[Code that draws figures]
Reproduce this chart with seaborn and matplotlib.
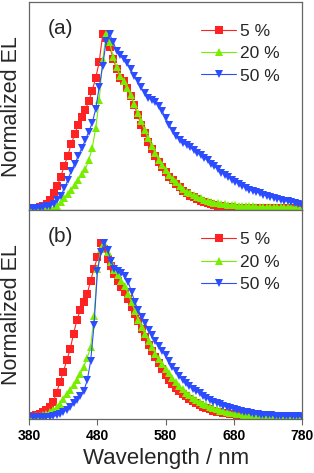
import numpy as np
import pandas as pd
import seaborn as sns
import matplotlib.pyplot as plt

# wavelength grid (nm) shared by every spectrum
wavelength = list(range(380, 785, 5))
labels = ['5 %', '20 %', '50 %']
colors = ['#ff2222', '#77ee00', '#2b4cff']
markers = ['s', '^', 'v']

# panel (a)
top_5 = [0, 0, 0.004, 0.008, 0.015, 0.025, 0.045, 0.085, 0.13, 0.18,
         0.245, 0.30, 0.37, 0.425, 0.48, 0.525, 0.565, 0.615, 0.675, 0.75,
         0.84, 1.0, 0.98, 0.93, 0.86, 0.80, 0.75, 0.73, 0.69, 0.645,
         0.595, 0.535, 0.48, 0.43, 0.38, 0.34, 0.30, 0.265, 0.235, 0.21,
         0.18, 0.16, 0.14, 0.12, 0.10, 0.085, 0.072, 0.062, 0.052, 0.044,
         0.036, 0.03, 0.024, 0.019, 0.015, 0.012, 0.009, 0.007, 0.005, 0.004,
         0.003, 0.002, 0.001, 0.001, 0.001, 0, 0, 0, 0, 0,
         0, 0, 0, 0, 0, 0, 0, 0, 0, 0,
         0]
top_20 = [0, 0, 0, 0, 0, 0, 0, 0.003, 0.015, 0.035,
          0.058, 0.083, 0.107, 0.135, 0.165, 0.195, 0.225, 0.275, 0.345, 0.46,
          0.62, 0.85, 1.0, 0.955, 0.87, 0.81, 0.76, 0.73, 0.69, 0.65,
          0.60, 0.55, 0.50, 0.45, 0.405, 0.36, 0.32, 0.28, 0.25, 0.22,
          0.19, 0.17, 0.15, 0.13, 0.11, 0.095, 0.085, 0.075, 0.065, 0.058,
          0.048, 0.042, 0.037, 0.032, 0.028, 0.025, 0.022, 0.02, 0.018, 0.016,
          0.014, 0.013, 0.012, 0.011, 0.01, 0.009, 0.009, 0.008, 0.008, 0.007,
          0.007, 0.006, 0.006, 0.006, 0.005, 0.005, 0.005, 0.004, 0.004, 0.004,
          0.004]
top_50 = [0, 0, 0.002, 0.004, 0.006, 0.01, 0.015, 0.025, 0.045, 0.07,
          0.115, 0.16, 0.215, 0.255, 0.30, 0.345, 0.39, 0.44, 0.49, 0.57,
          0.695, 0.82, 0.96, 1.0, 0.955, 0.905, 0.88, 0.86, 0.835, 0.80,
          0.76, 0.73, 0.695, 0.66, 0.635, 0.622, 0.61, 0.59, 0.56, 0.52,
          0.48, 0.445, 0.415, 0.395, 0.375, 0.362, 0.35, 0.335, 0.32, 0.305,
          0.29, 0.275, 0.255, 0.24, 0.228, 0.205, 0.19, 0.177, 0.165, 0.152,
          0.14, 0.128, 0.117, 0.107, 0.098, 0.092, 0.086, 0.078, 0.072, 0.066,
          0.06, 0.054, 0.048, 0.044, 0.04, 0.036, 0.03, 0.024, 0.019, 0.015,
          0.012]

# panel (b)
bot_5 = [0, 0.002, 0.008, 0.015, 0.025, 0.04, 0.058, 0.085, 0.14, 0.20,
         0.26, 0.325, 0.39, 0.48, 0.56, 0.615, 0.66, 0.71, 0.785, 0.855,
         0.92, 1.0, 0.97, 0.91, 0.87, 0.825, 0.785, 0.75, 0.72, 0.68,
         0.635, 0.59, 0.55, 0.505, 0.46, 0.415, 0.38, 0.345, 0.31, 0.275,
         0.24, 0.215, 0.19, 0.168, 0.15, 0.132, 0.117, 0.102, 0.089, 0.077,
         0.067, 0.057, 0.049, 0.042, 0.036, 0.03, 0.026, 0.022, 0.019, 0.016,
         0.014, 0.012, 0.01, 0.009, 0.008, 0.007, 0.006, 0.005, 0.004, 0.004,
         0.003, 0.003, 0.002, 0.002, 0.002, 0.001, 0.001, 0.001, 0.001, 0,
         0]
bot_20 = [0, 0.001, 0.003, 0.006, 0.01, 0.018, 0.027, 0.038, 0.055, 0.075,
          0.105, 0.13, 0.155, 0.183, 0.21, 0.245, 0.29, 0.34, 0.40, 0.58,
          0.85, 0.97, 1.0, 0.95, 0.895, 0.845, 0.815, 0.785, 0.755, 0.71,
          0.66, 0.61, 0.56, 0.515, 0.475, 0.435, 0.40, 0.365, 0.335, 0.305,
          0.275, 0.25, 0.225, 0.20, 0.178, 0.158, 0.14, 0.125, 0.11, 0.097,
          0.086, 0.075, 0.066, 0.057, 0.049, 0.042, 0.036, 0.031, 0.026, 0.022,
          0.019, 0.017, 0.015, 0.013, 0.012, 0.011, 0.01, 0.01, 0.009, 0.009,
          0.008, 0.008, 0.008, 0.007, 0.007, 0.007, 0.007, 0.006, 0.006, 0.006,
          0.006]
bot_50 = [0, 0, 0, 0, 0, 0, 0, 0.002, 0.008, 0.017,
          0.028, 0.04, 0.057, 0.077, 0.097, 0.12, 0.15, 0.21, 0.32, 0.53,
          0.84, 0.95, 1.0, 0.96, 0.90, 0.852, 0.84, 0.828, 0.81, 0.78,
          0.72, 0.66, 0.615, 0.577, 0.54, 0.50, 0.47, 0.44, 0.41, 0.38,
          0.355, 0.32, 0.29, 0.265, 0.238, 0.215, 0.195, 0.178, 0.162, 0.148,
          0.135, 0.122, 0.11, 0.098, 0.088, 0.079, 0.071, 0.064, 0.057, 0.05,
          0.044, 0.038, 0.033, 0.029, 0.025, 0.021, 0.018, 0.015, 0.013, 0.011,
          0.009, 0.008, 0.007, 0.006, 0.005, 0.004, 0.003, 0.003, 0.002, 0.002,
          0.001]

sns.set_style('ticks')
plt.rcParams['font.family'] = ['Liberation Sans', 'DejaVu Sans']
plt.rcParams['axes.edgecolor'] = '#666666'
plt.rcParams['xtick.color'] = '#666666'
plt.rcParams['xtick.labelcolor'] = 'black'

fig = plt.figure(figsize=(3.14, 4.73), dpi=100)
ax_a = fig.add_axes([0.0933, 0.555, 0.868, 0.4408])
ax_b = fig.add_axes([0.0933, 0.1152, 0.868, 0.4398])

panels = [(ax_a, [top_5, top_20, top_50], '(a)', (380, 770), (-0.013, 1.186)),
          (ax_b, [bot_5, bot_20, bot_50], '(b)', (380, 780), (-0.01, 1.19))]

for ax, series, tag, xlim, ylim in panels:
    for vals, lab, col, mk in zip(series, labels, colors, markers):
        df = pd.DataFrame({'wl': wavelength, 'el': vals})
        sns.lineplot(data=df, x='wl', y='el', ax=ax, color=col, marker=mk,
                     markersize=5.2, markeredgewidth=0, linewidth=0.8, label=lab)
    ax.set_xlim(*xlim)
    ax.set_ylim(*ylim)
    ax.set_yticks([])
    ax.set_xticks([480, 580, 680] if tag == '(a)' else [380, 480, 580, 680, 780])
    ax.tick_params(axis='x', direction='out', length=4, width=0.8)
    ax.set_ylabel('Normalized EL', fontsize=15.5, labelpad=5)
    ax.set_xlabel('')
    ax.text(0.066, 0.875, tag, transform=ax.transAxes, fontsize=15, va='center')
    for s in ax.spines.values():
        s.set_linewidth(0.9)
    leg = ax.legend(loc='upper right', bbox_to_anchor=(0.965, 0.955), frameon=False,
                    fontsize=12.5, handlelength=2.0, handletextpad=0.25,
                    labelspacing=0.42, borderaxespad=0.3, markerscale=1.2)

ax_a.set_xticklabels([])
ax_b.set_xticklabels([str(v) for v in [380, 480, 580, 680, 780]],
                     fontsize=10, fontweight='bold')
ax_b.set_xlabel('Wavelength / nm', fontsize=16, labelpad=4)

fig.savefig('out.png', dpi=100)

---

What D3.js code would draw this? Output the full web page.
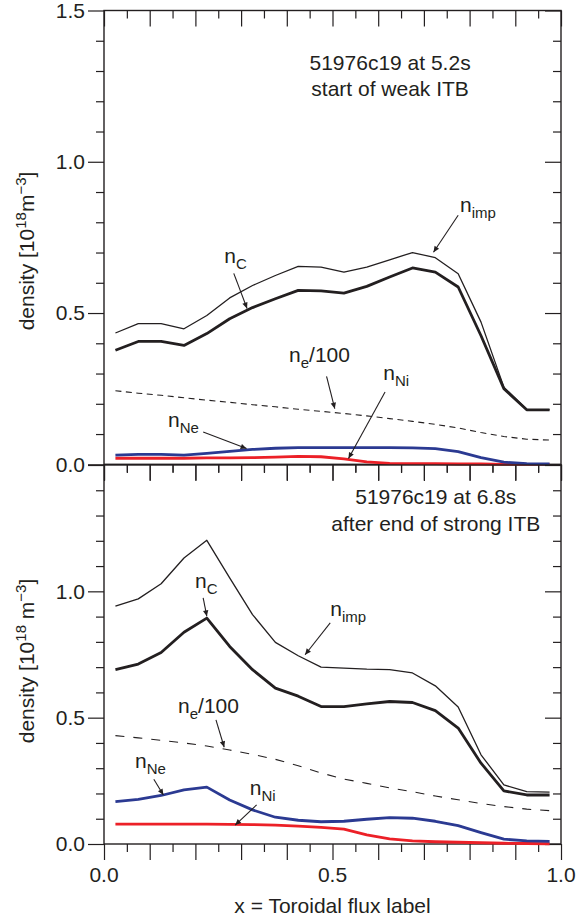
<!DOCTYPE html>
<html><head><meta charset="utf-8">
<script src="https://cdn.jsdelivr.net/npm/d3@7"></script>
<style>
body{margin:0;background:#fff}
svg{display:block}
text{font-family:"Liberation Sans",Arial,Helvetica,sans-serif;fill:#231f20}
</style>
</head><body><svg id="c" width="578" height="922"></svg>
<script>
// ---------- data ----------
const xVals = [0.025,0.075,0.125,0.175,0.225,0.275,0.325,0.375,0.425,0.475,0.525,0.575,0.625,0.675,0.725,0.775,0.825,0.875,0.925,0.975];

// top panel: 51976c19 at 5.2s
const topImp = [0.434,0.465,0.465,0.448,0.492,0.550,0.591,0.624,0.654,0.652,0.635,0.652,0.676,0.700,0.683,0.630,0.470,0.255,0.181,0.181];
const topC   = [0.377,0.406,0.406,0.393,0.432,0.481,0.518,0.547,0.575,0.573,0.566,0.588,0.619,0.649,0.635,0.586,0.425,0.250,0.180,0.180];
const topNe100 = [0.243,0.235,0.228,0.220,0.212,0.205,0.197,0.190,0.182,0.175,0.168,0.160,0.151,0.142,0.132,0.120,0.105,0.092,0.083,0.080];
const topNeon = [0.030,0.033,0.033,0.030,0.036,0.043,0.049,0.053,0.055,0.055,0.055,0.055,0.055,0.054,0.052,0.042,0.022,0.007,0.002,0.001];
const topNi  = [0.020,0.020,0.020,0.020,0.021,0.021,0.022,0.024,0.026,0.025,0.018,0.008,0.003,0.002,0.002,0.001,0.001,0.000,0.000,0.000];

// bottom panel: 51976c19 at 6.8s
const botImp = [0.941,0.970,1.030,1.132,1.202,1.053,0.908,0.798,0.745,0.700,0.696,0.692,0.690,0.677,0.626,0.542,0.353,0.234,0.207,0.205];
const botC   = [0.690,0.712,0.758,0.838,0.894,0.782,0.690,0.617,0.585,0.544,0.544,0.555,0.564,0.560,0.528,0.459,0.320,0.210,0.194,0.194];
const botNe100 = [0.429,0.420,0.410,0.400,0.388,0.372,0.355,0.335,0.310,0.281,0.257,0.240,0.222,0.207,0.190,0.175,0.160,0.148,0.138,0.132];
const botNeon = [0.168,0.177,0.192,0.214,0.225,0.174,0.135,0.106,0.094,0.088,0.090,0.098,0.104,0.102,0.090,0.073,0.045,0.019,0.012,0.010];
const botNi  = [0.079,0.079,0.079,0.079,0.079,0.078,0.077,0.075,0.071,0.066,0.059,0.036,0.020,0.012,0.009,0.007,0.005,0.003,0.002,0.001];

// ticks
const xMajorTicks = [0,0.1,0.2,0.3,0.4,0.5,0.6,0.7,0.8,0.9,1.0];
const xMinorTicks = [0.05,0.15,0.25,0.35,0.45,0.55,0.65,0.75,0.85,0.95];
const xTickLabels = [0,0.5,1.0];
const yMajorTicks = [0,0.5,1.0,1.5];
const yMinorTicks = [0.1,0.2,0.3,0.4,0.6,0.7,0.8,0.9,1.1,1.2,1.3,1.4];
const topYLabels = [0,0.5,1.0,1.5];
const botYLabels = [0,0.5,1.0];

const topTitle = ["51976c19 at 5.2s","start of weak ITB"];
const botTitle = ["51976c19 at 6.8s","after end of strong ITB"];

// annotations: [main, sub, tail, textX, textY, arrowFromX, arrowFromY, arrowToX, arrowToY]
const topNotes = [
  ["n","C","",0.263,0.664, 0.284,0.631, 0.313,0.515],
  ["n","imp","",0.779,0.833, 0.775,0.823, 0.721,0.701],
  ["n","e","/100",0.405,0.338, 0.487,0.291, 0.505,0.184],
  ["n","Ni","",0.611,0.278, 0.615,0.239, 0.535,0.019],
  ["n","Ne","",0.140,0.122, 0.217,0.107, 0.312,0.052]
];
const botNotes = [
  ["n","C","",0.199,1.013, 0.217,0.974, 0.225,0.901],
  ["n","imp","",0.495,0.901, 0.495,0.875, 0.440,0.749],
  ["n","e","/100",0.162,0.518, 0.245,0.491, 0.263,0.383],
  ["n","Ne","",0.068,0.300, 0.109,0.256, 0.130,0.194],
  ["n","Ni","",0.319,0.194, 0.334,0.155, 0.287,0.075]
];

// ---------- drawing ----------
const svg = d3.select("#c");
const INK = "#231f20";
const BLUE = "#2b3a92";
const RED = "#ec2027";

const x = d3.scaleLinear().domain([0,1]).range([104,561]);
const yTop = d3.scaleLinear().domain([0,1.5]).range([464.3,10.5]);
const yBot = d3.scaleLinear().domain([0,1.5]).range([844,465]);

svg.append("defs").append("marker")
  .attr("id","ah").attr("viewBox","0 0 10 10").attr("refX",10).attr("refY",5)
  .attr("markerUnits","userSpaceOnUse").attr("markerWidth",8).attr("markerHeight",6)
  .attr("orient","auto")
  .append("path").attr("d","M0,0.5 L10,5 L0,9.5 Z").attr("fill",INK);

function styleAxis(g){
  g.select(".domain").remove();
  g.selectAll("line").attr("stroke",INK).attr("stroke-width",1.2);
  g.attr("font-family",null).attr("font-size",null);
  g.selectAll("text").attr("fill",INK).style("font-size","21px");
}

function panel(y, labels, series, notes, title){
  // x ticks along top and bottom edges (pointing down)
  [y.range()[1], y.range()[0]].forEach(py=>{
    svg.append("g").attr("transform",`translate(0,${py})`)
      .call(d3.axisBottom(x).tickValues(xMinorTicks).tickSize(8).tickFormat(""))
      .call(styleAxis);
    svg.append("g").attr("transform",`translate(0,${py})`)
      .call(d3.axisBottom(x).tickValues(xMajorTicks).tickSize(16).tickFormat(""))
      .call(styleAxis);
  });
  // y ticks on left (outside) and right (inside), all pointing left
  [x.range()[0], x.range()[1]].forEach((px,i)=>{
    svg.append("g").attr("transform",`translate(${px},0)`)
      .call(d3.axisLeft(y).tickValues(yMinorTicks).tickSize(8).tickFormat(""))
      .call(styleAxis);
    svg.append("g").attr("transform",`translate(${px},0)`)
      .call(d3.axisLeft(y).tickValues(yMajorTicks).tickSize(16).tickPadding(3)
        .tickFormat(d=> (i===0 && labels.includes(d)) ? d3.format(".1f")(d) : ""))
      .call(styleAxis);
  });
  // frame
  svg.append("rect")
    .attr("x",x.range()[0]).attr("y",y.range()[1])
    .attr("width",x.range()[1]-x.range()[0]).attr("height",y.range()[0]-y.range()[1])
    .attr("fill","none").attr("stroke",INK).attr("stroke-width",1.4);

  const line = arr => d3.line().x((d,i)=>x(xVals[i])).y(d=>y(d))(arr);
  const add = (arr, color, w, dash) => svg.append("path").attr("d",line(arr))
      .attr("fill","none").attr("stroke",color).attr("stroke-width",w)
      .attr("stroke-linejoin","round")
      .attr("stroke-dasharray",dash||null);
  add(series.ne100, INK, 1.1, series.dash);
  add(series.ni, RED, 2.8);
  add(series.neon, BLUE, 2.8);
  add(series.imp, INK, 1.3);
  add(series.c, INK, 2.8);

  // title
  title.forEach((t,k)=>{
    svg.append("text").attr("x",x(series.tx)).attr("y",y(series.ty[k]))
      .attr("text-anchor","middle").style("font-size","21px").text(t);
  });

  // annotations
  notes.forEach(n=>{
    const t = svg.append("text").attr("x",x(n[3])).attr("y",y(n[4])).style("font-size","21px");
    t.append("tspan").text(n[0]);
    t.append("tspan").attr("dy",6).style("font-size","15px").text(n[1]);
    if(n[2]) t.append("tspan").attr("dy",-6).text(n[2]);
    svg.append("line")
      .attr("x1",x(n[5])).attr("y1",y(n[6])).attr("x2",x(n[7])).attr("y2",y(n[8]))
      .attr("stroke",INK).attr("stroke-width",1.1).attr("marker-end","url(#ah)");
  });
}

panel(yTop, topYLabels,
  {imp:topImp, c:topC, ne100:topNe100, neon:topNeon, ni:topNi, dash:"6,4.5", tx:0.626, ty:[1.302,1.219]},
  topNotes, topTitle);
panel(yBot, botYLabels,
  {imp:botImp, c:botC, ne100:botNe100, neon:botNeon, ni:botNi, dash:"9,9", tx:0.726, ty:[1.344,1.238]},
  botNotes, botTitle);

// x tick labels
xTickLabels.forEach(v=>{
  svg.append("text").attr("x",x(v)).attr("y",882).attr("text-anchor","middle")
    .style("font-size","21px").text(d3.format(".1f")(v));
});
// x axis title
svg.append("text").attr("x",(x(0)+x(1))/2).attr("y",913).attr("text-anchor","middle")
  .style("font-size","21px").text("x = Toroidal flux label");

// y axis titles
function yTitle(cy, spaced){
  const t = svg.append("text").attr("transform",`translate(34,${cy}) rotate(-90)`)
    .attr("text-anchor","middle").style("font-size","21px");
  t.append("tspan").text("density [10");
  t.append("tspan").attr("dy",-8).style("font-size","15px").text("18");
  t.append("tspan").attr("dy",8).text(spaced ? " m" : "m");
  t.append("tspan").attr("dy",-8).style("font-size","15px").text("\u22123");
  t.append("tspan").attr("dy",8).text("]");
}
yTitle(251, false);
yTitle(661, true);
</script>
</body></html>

● Stated task
Restate word for word the lines that begin at the one with "Reproduce this chart" and end at the one with "markers = ['s', '^', 'v']", including both, and leave every picture aside.

● Complete output
Reproduce this chart with seaborn and matplotlib.
import numpy as np
import pandas as pd
import seaborn as sns
import matplotlib.pyplot as plt

# wavelength grid (nm) shared by every spectrum
wavelength = list(range(380, 785, 5))
labels = ['5 %', '20 %', '50 %']
colors = ['#ff2222', '#77ee00', '#2b4cff']
markers = ['s', '^', 'v']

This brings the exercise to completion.